In all three jurisdictions, courts tend to take a narrow approach to the interpretation of PTRs, which makes it vital to draft them carefully and precisely. In the UK and France, the PTR will be assessed as at the time it was signed (not when it comes to be enforced, often much later). In Germany, on the other hand, PTRs have to pass muster at both such points in time. This means that PTRs in all three jurisdictions must be kept under review, especially if an employee changes role or is promoted. 
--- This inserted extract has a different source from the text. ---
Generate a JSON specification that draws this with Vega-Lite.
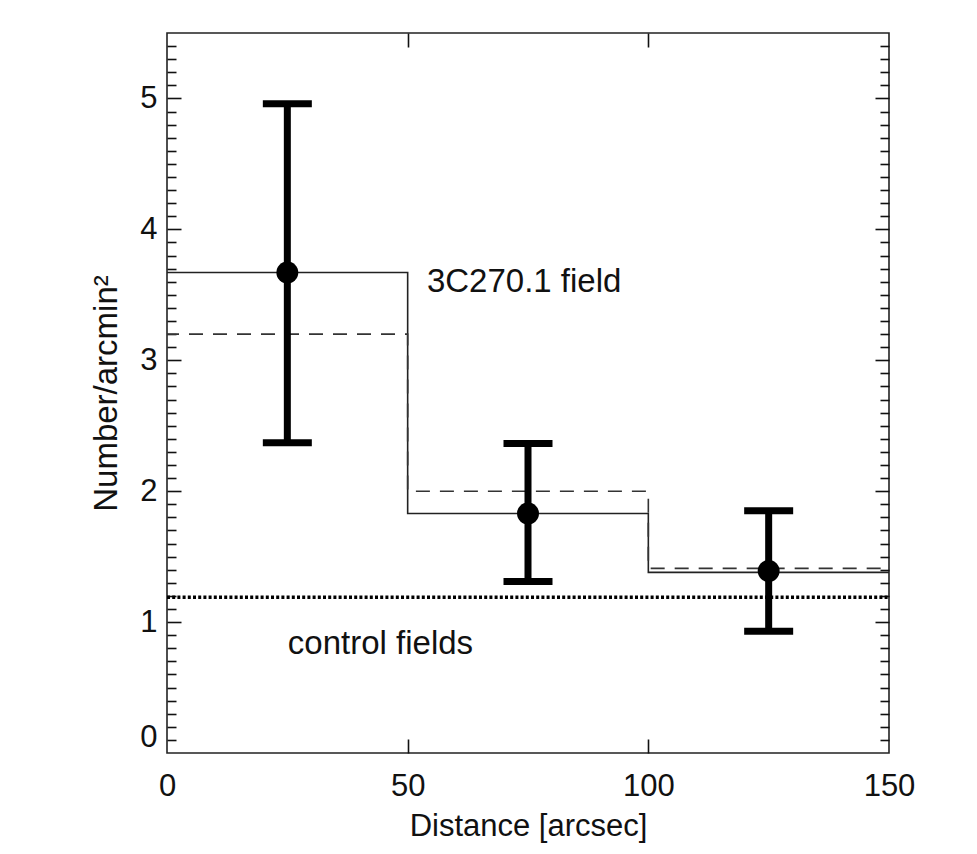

UK courts will not re-write terms of a PTR although they will delete parts of it if that is possible without altering the meaning or character of the restriction. PTRs in the UK therefore tend to be separated into clear sub-clauses or several separate restraints, to allow a court to uphold one clause (such as a non-dealing with clients) even if another (such as preventing employment with a competitor) is not held to be reasonable. A similar approach and practice applies in France and in Germany, although in Germany, further to the above, it is advisable to incorporate a separate severance clause in the PTR since this has been found to indicate the will of the parties to agree on a legally effective PTR. In one case, this led to the court upholding a non-compete although originally no compensation had been agreed. In Germany it is also recommended to strictly reiterate the wording of the law on payment of compensation, possibilities of a waiver, etc., and include an explicit reference to secs. 74 et seqq. HGB.

Conclusion

Common to all three jurisdictions is the idea that PTRs can be imposed by an employer on an employee, provided that he has a legitimate interest in doing so and goes no further than is reasonable in restricting the employee’s freedom to work. However, this briefing illustrates the many divergences in approach each jurisdiction takes to that core principle. While France and Germany focus primarily on non-competes, other types of restriction are more common in the UK. Where France and Germany have established systems of compensation for PTRs, the UK does not (and PTRs are generally enforced for shorter periods). Business transfers give rise to similar issues, which employers in all three jurisdictions need to be aware of. Less uniform (but no less important) are the issues around incentive schemes and garden leave/notice periods. Fundamentally, PTRs require careful drafting and frequent review to ensure that the employer’s business interests are adequately protected.